Hope you enjoyed the little journey with me .

huge hugs



  1. Thanks for posting your travel photos; I love that statue and the shadow too. This is one country on my list to visit. When? I don’t know…

  2. Makes me want to go to Germany, even more! Thank you for sharing!!

    • lydia kahihikolo says:

      hey Laura Luxembourg is still not Germany 😉 but you should definitely come visit both for sure 😉

  3. Sue Clarke says:

    I so love seeing your pics from your trips. I feel as if I get to travel a bit with you Nat. The shadow on the sculpture is incredible and I could look at it for hours. It’s hard for me to imagine seeing buildings that are that old. In the U.S.A. 200 years is considered old.

  4. Nurse Ratchet says:

    Thank you so much for a wee glimpse of Luxembourg!

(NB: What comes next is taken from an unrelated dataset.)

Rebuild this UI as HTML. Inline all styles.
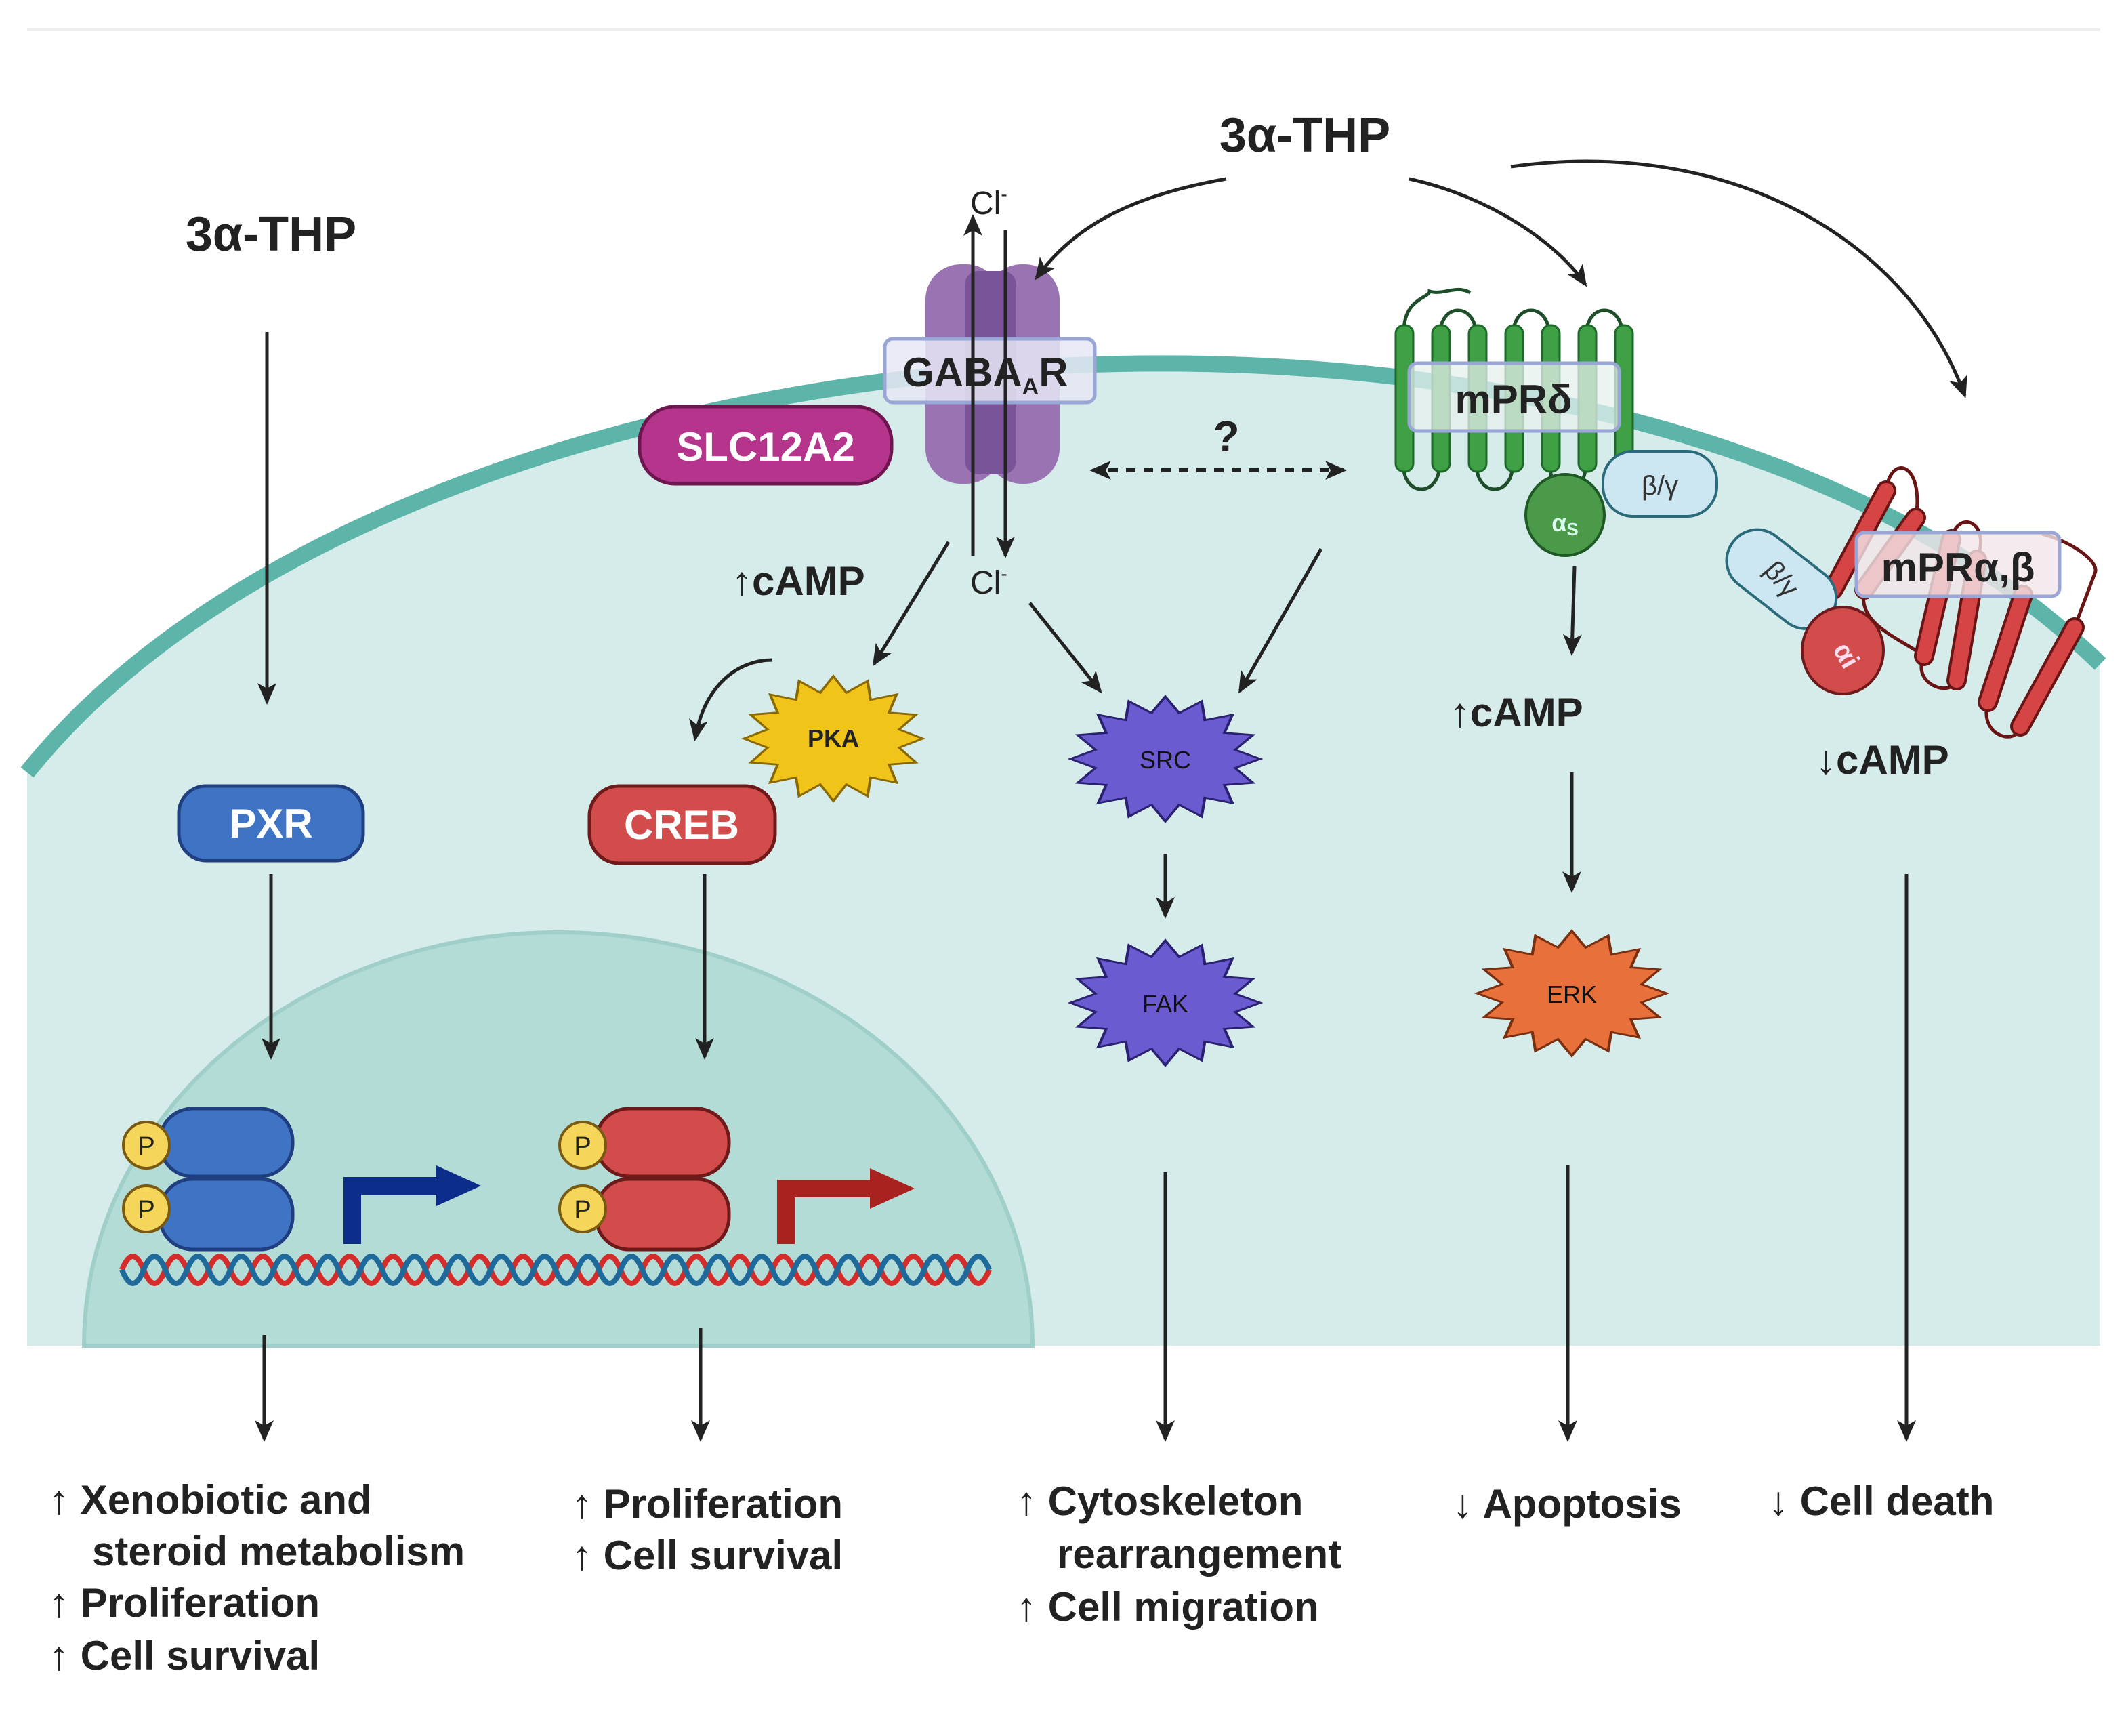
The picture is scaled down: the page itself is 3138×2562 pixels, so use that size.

  5. Oh, to live in Europe and be able to more easily visit all of these cool places. Art wherever you look! Thanks for sharing these awesome stories and photos with us here, Nat!

  6. christinemobuddy says:

    You were right…definitely tears…like a promise kept….thanks so much for sharing…Mo

  7. I am glad that you stayed the extra day and shared your pictures with us. Also enjoyed the pictures from your class as well.

  8. Kathy Gledsdale says:

    What an interesting place, thank you for opening my eyes to it, I would never thought of visiting before, but now I would love to go. So when are you going to do some workshops in the UK please?

    • Kathy – I would love to teach in the UK- it is on my wish list- but so far I wasn’t invited to come. I will look into this a bit more 🙂 Any suggestions are welcome 😉

  9. the internet’s magic , I’m having breakfast in ARGENTINA and enjoying Luxembourg with you, awesome!!

  10. Thanks for the travelogue..one of my dreams from college was to backpack throughout Europe…not so sure I could do that now but one can dream!

  11. Oh – that is a place I have never been. Love all the amazing photos!

  12. Tolle Bilder, ich glaube, da müssen wir auch mal hin…

  13. Thank you Nat for sharing your trip- these are places I never would get to see- I love that you travel and share what you see!
    hugs Jackie

  14. Hey Nat,

    as pleased to read a posting on my home country I am, I have to say I’m not too glad about the order of the languages 😉
    Luxemburgish should be mentionned first as it’s the language spoken by each Luxemburgish person and very important for national identity. French and German are – although very frequent – still second languages to us that we only learn in school (therefor far from beeing mother tongues). We have been struggling for ages to get our language accepted as a language and not as a German dialect and the struggle is still going on…

    Concerning the consistency it is to say, that Luxemburgish didn’t have a lobby as written language until the early 80ies when Luxemburgish officially became a national language. The division although is rather clear: Luxemburgish is used for all kind of spoken language (radio, tv), German as the language of print and other media (press, internet), French as the language of administration and official documents, although there is a law that says that administration has to reply in the language it was addressed to. The impression that French is the most common language results from about 60% foreigners working in the country (mainly Portuguese and French people) and particularly in gastronomy and retail, but no Luxemburger will ever speak French with his family as far as they are all Luxemburgish 😉

    And yet another small correction: the Three Acrons are by far not the only remainings of the fortification. Actually the whole city is built on the fortification. The surrounding wall is still there and so are the 23 km of casemates and bomb-proof rooms within them and yet other smaller remains like the Spanish Towers or the Heiliggeist Citadel. The historic center and the fortification are even part of the UNESCO World Heritage.

    In short it is one of the prettiest cities in central Europe and I’d be glad to show you some more places at your next visit 🙂


    • Thanks for your elaborate long comment- glad you got it all out 😉 LOL- I am sure as you live in Germany there are things that you see in a way that I would tell you differently too. It was interesting to read- thank you.

  15. Totally loved taking this trip with you!! Your pictures are stunning…thanks for the tour!!